**Brief:** Comb the records below for the string "LaTeX" and copy each line where it turns up.

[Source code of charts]
━━━━━━━━━━

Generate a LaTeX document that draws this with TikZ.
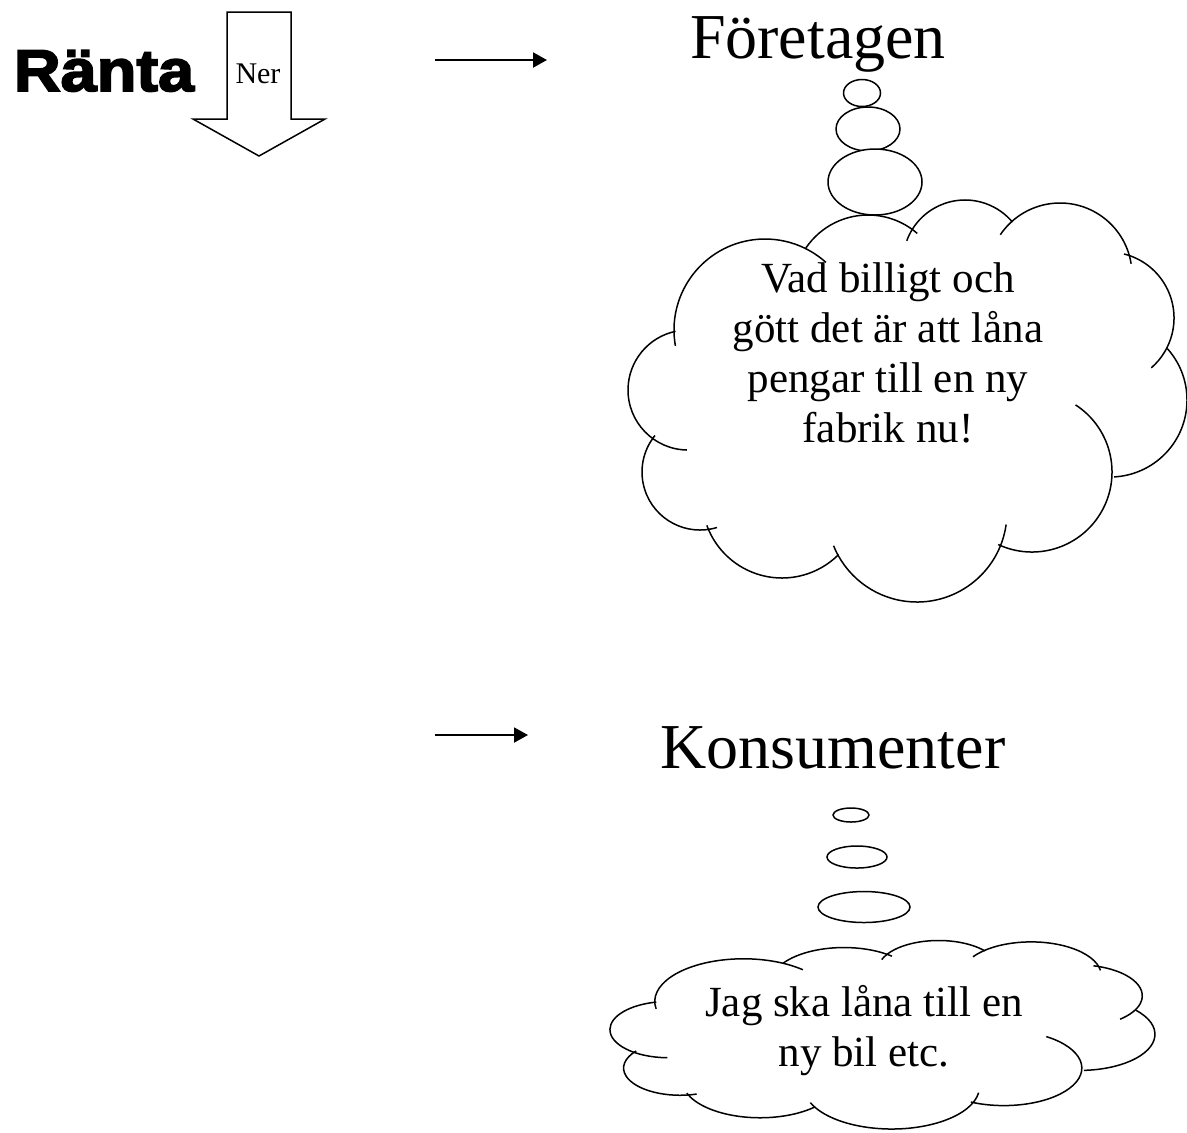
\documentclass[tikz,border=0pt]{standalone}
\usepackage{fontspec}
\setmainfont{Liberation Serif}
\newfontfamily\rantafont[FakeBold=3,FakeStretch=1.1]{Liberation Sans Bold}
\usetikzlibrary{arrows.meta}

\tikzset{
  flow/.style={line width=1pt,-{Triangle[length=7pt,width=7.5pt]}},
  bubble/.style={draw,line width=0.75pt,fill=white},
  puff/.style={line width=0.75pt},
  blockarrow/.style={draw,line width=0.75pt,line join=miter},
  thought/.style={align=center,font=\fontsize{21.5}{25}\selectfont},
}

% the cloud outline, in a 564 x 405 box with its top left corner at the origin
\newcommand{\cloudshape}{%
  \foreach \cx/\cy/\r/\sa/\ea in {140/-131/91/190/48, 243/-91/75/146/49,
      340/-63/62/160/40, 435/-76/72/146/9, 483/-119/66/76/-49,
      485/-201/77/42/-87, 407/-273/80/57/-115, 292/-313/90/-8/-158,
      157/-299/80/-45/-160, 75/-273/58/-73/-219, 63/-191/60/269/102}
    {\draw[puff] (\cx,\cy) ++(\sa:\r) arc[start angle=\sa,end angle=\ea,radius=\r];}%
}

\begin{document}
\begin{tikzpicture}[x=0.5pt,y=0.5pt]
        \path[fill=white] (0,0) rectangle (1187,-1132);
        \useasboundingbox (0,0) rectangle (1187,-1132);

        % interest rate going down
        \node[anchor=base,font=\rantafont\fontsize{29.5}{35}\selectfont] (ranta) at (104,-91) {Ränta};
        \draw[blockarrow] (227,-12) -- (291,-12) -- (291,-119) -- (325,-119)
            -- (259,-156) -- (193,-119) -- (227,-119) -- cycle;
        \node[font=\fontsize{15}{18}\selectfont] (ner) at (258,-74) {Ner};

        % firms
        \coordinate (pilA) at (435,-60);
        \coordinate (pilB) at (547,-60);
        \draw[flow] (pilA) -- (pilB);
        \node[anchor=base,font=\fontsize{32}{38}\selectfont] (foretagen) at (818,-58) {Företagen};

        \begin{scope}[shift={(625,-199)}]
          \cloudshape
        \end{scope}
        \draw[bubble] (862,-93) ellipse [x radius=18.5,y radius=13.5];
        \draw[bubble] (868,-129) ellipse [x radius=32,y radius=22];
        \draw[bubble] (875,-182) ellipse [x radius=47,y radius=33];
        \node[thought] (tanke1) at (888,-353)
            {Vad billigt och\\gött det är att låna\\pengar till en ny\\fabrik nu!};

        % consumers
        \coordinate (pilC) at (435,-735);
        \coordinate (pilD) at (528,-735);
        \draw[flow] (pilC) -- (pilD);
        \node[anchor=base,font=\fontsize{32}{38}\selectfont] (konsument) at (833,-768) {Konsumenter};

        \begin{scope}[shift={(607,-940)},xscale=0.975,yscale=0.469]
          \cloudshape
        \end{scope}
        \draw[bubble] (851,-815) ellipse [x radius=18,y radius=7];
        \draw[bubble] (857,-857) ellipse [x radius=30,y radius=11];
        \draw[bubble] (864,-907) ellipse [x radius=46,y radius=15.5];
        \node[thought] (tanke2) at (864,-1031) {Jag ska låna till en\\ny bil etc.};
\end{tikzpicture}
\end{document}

━━━━━━━━━━

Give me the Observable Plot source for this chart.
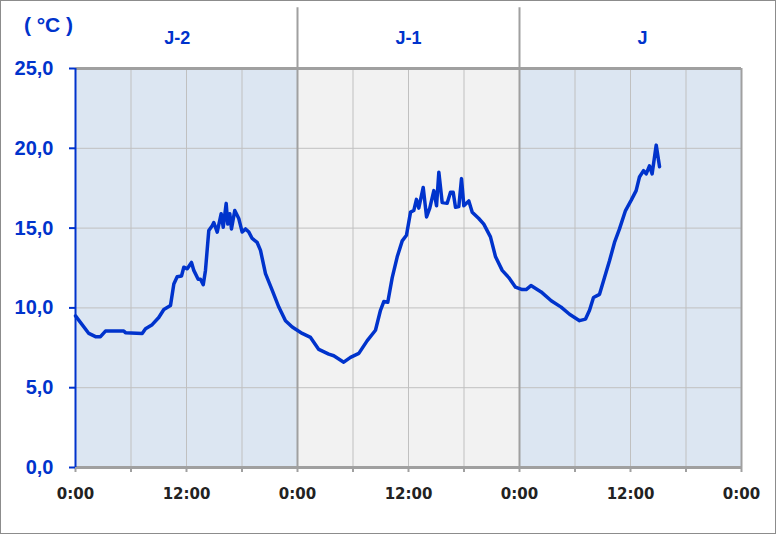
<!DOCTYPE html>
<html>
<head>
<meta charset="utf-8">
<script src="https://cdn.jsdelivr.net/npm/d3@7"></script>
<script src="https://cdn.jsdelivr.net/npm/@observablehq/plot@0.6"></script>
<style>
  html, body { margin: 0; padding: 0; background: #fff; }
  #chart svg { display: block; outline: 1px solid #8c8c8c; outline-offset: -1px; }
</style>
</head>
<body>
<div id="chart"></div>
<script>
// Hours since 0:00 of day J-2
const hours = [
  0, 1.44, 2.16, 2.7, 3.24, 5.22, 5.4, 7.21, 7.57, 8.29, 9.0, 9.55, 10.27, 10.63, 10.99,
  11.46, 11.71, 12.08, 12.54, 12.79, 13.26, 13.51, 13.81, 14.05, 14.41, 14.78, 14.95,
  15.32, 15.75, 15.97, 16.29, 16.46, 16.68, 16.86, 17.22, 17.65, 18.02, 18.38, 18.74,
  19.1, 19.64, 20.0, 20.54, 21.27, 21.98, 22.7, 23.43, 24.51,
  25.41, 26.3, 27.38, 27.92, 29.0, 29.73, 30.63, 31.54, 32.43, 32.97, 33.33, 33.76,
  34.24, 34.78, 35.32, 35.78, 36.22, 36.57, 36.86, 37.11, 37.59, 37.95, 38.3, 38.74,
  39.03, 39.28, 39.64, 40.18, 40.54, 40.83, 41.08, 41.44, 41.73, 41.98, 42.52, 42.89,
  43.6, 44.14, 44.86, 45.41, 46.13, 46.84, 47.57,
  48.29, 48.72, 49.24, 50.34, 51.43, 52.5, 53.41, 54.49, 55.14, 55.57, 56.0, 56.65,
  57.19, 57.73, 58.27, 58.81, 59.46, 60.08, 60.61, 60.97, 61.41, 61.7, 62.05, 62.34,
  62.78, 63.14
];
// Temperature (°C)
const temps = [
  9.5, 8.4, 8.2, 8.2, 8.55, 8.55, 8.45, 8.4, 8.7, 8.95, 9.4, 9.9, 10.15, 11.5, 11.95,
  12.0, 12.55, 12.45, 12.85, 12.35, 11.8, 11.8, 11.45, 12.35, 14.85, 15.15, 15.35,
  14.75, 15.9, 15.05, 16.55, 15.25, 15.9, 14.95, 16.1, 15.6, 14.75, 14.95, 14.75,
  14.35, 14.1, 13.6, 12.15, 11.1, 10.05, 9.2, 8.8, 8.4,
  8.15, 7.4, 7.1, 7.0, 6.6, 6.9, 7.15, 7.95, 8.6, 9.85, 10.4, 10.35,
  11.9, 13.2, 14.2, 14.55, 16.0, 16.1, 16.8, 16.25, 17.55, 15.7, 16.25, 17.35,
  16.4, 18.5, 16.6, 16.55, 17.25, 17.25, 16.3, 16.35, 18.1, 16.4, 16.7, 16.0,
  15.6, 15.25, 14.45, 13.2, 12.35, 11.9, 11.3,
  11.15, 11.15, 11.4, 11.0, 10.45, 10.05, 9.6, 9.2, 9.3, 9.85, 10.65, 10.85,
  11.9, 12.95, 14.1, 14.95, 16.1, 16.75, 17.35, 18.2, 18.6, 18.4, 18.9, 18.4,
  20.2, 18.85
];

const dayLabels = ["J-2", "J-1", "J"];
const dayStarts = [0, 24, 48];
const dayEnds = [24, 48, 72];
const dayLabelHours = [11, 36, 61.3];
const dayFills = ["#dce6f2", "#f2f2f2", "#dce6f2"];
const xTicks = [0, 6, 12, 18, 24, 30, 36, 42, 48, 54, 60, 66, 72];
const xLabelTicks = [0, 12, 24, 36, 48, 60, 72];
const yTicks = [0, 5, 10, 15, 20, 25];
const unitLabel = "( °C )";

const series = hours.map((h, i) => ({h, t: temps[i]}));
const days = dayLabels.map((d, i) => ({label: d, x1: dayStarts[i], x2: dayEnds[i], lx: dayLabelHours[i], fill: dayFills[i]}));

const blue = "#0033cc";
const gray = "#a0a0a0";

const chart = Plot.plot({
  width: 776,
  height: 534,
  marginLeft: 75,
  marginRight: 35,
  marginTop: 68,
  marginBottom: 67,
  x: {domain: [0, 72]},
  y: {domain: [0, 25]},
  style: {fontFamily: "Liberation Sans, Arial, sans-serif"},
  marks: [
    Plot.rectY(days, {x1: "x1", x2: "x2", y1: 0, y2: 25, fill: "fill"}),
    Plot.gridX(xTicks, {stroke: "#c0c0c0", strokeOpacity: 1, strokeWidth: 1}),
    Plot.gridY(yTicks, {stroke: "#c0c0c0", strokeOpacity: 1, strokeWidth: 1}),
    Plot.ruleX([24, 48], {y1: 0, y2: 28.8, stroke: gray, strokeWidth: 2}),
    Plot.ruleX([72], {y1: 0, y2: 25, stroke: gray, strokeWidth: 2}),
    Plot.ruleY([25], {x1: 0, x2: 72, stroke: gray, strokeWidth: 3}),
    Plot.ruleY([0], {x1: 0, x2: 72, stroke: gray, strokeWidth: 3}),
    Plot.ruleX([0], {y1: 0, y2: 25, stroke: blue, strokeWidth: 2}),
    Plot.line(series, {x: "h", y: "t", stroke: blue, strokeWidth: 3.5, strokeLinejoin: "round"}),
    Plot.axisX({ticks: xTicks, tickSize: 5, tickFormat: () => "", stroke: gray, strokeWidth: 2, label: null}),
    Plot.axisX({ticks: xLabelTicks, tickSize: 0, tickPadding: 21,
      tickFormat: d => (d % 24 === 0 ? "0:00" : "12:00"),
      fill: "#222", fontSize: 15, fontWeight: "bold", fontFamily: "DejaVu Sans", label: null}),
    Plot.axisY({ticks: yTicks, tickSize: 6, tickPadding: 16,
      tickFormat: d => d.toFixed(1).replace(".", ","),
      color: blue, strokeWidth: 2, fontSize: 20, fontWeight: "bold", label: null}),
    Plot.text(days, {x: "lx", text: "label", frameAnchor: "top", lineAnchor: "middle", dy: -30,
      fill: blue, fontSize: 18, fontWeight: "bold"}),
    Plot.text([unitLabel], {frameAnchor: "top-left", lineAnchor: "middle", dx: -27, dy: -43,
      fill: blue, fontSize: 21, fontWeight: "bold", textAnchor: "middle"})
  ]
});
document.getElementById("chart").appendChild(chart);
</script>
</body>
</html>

━━━━━━━━━━

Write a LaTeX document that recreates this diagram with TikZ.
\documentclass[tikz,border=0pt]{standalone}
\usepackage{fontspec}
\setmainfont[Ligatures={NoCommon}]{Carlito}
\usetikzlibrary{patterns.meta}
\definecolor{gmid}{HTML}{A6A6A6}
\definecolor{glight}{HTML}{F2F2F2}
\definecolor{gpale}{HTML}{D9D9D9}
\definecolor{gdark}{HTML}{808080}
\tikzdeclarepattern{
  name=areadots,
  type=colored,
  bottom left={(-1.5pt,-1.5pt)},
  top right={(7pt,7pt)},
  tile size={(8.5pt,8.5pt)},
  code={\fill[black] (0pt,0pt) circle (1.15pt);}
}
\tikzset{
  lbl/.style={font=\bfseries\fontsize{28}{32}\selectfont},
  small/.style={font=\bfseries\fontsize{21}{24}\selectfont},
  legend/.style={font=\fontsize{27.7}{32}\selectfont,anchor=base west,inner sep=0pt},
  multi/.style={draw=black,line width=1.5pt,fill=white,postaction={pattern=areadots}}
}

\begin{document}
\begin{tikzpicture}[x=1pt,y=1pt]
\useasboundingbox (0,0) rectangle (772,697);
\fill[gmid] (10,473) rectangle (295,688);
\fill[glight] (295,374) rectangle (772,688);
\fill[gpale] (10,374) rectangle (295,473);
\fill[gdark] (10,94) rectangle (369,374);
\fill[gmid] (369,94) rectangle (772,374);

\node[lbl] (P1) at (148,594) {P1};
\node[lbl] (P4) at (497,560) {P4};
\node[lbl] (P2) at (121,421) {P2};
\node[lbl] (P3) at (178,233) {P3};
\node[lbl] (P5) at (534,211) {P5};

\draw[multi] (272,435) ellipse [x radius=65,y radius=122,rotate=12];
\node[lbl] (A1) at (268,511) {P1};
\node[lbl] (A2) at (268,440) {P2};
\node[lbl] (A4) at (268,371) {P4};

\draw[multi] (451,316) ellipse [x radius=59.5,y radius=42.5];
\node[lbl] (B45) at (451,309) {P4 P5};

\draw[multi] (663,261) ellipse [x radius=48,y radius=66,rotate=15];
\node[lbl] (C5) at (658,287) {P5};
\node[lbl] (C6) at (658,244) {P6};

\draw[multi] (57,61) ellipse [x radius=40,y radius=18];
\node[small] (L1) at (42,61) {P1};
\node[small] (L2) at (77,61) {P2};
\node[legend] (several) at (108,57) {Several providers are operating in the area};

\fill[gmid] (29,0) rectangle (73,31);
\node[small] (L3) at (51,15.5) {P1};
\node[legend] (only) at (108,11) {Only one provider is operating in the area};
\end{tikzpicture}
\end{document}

━━━━━━━━━━

**Finished exercise:**
Generate a LaTeX document that draws this with TikZ.
Write a LaTeX document that recreates this diagram with TikZ.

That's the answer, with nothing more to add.